[Task directions] Reproduce the lines below exactly, from the one containing "Reproduce this diagram with TikZ." through the one containing "(0,0) rectangle (1210,1114);", both included. Leave out any pictures.

[Records for this task]
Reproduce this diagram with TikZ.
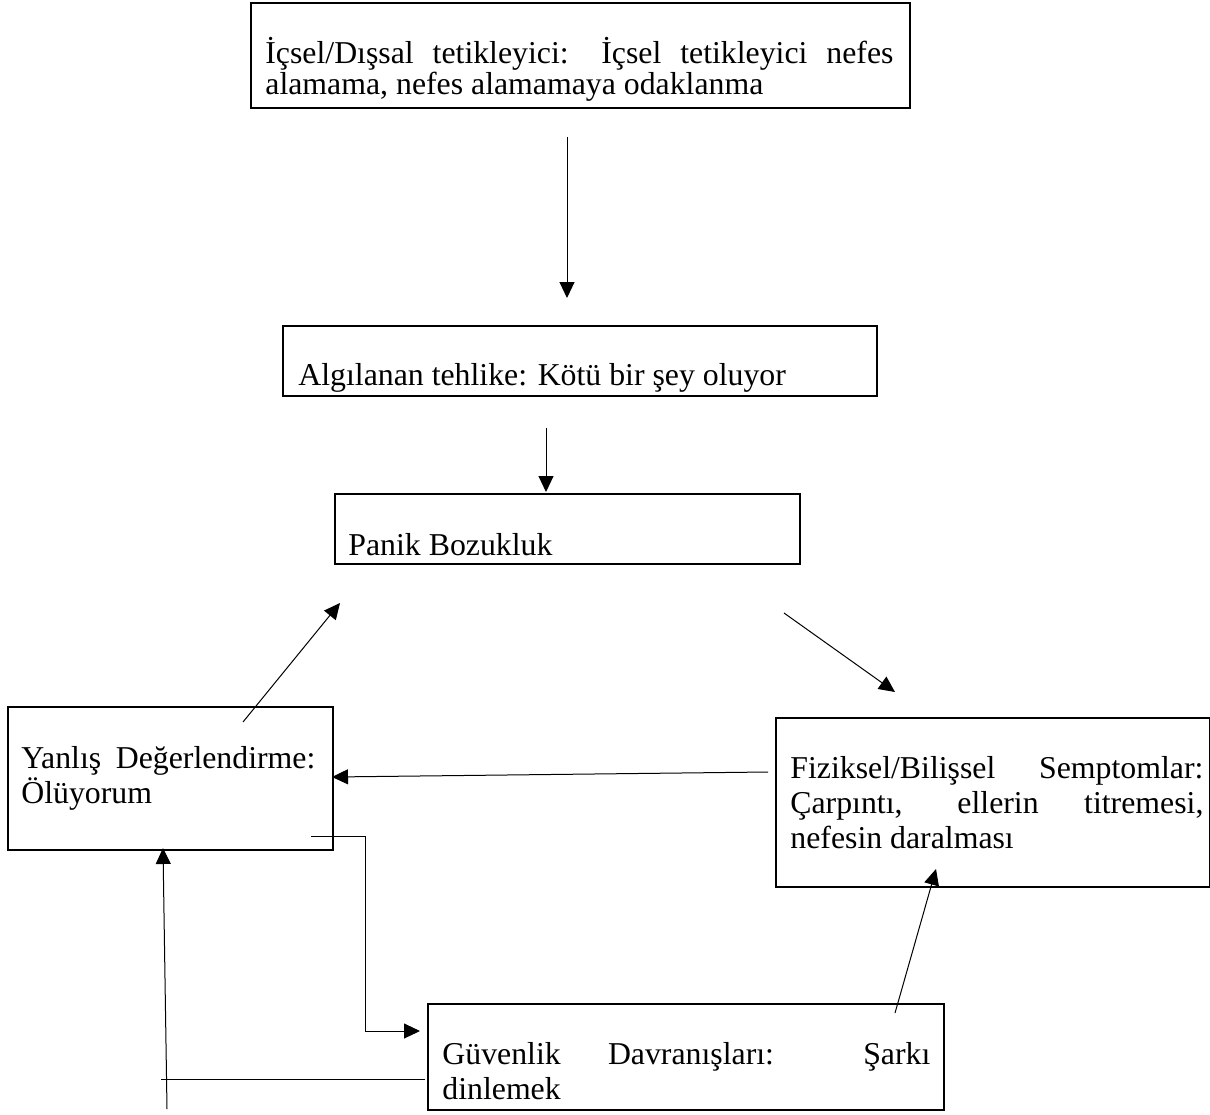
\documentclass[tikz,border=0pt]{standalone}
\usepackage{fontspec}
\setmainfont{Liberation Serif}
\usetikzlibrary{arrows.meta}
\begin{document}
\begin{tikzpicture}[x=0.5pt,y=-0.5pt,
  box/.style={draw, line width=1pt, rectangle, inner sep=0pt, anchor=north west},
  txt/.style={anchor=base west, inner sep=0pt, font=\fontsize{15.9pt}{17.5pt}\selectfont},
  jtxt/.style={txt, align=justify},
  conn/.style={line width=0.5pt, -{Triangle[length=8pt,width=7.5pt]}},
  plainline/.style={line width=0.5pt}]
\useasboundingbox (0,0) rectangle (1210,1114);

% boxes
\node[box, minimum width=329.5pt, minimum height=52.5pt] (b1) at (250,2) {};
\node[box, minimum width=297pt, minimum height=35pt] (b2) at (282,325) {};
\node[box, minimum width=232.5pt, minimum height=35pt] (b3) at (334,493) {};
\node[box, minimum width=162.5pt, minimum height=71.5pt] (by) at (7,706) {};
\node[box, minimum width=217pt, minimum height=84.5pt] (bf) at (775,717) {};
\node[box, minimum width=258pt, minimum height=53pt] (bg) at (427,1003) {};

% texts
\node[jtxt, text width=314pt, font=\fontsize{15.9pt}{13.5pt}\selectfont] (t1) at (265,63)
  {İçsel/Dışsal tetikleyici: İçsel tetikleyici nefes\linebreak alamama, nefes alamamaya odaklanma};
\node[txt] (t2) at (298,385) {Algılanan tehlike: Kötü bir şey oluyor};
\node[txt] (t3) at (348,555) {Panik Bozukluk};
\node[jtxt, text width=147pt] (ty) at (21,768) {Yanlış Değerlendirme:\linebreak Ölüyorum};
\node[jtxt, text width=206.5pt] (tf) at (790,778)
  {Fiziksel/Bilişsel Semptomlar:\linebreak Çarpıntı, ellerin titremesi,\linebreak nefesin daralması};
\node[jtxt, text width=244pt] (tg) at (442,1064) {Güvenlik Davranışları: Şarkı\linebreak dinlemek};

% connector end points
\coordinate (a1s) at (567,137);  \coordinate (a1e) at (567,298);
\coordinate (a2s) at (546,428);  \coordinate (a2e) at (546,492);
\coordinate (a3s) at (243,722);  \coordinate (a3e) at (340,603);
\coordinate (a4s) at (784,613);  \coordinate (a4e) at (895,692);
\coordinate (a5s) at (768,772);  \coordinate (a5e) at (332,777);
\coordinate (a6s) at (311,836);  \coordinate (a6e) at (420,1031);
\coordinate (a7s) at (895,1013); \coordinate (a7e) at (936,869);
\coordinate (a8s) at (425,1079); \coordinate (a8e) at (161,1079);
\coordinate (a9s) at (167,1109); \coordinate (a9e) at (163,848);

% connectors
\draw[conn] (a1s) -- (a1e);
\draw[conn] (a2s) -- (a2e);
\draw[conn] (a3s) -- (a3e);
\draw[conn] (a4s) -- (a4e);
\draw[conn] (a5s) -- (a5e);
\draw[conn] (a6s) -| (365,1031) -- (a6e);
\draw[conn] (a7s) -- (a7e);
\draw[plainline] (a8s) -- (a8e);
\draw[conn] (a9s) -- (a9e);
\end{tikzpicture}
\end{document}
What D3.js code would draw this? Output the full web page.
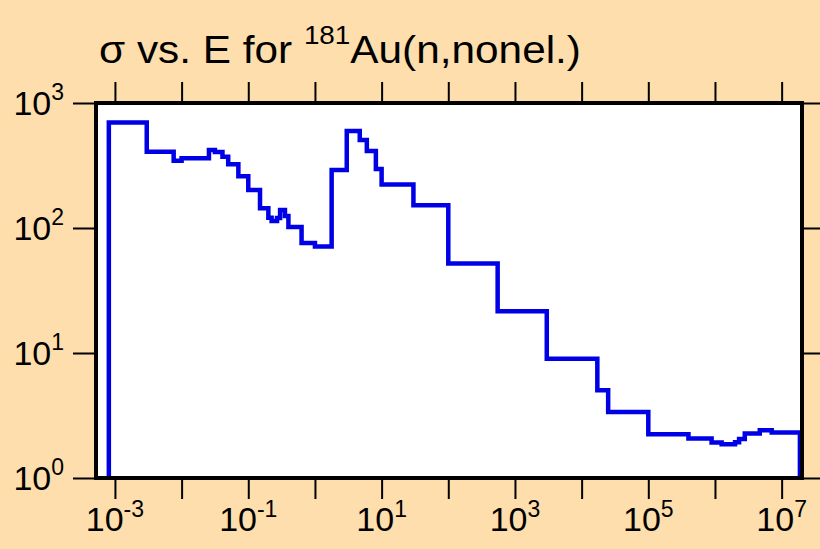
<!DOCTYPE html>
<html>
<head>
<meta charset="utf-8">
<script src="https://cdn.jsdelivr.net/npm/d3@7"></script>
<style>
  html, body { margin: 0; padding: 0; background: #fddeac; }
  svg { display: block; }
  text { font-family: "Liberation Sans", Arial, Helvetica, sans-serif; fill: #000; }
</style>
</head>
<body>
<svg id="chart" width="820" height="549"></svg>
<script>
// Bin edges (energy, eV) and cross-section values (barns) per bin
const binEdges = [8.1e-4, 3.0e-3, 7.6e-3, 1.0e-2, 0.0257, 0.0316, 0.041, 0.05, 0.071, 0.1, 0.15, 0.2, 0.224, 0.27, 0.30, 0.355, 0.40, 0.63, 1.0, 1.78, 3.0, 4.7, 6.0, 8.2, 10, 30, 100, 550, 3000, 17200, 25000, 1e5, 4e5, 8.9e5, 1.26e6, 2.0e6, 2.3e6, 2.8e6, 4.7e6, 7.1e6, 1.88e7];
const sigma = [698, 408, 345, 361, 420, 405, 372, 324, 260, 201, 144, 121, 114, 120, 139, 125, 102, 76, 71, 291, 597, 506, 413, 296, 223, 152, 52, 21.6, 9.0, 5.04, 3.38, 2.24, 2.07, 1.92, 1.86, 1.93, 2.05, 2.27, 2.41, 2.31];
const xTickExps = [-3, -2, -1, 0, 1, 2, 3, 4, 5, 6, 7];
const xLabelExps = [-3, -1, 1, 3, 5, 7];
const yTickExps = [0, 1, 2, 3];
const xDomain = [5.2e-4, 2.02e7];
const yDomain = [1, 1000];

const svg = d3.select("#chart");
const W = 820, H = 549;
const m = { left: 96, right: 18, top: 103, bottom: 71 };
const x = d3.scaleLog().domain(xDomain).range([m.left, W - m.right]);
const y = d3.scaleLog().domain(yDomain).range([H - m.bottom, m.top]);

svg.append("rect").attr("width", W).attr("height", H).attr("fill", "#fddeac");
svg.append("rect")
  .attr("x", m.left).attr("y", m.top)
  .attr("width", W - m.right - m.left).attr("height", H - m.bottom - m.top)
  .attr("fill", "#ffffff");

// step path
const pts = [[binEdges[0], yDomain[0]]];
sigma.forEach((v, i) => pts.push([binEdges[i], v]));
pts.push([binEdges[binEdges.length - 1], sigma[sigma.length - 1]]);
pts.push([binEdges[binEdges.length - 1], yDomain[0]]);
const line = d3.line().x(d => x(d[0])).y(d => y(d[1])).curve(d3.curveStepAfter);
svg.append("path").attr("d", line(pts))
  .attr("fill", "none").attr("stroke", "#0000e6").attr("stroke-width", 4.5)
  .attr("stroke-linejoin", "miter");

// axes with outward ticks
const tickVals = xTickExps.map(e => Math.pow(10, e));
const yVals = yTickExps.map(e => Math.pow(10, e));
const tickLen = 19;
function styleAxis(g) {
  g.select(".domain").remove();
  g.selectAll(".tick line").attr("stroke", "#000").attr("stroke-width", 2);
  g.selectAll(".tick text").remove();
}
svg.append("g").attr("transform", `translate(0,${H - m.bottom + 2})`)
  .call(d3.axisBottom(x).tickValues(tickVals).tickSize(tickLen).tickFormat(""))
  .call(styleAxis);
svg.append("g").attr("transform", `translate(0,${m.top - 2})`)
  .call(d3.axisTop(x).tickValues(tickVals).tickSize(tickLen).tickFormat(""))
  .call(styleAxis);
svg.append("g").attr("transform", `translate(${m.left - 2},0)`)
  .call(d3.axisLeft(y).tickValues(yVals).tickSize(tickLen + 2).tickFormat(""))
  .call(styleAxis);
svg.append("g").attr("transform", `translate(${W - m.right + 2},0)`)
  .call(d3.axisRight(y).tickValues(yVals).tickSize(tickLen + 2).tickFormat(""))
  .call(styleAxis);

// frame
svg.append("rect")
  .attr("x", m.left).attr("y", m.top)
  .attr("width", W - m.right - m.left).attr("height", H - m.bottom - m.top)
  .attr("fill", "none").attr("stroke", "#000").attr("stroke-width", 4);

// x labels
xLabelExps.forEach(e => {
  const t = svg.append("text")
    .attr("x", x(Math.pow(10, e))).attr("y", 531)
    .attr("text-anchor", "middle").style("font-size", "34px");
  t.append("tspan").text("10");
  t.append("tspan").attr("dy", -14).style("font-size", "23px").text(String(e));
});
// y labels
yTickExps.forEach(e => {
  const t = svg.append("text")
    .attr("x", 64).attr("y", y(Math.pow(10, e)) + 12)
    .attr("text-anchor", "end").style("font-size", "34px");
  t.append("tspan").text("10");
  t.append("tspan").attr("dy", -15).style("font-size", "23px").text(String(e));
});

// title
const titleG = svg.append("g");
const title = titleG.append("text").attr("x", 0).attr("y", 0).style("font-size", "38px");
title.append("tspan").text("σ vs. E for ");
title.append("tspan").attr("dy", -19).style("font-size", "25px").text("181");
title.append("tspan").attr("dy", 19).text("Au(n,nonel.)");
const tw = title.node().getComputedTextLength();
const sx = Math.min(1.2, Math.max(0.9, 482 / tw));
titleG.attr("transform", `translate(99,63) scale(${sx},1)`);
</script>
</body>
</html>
==
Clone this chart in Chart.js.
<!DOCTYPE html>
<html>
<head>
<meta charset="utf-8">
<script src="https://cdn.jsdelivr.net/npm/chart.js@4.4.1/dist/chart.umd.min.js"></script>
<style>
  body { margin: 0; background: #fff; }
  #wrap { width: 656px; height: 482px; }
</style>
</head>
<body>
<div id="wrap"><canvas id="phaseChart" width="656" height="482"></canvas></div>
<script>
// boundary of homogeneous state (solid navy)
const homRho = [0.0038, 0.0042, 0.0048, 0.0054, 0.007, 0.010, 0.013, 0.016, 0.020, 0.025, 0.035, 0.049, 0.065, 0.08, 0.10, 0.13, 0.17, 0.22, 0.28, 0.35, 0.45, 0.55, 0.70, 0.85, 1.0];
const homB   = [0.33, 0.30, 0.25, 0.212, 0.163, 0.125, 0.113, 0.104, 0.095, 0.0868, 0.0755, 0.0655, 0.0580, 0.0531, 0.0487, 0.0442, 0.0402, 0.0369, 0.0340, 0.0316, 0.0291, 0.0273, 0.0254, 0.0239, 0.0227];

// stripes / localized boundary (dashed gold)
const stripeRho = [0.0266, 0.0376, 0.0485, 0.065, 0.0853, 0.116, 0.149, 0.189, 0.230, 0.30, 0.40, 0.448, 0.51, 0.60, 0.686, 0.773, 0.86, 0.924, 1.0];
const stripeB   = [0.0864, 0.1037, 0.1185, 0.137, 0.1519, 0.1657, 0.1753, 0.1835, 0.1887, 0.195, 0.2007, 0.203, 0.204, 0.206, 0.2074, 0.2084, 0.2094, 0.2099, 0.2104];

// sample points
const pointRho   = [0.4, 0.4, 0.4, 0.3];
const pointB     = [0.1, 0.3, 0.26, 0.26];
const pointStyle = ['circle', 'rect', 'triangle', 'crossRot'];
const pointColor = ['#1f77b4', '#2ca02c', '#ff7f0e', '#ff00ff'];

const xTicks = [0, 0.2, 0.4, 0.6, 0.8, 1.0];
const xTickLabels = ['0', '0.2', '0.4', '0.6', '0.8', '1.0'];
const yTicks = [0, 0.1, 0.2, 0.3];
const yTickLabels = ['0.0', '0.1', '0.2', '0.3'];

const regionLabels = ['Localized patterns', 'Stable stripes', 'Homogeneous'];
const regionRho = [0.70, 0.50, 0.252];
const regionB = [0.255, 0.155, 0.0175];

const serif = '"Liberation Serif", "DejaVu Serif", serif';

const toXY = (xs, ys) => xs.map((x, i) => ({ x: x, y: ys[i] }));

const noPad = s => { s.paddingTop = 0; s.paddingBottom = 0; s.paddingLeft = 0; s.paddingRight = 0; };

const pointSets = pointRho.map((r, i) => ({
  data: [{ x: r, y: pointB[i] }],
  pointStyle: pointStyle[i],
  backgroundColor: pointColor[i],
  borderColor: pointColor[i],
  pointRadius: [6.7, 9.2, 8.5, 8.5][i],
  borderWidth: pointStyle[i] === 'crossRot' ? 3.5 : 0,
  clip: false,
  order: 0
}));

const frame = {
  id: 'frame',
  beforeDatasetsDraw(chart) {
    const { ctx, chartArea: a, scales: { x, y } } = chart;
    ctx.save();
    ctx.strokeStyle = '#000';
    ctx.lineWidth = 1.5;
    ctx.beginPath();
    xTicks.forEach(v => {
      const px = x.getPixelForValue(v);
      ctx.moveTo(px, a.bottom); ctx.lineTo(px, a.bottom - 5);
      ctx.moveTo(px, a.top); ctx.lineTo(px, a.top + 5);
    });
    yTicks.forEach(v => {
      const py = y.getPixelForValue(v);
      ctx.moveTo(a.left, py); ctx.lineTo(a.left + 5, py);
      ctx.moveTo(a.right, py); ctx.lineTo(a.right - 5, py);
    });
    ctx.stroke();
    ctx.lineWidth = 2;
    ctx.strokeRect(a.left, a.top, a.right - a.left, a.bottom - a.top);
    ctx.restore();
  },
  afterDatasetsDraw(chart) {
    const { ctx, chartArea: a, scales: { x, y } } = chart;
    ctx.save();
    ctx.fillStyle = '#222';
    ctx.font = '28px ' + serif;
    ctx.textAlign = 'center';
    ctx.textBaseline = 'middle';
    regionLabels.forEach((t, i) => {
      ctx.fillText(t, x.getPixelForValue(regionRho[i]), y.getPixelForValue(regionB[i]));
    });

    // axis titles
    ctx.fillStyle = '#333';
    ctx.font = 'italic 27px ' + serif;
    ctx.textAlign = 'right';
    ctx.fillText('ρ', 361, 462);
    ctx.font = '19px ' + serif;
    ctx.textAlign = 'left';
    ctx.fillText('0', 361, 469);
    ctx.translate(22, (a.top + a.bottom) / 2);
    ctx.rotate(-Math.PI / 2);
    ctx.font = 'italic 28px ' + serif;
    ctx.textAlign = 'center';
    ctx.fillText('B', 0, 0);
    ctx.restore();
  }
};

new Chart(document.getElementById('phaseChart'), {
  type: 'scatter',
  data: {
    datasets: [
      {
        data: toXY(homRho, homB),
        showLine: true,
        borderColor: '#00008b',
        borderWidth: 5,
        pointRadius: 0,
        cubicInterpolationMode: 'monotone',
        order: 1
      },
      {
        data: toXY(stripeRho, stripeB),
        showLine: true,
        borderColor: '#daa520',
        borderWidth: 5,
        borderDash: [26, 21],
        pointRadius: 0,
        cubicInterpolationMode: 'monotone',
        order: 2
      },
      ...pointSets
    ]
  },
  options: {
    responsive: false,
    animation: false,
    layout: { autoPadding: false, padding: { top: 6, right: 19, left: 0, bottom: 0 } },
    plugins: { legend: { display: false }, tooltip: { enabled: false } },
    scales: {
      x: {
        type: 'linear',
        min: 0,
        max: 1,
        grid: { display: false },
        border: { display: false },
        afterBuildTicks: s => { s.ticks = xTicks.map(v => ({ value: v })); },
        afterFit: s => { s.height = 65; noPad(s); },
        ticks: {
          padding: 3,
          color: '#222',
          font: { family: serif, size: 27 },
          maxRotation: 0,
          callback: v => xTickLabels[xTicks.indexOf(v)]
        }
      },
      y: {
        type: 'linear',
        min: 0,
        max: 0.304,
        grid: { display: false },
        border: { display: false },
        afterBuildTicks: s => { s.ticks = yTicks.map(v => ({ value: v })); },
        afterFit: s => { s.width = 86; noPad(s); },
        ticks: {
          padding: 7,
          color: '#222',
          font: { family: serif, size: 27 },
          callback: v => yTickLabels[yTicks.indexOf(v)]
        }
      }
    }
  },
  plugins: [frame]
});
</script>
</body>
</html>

[The solution]
Reproduce this diagram with TikZ.
\documentclass[tikz,border=0pt]{standalone}
\usepackage{fontspec}
\setmainfont{Liberation Serif}
\usetikzlibrary{arrows.meta}
\begin{document}
\begin{tikzpicture}[x=0.5pt,y=-0.5pt,
  box/.style={draw, line width=1pt, rectangle, inner sep=0pt, anchor=north west},
  txt/.style={anchor=base west, inner sep=0pt, font=\fontsize{15.9pt}{17.5pt}\selectfont},
  jtxt/.style={txt, align=justify},
  conn/.style={line width=0.5pt, -{Triangle[length=8pt,width=7.5pt]}},
  plainline/.style={line width=0.5pt}]
\useasboundingbox (0,0) rectangle (1210,1114);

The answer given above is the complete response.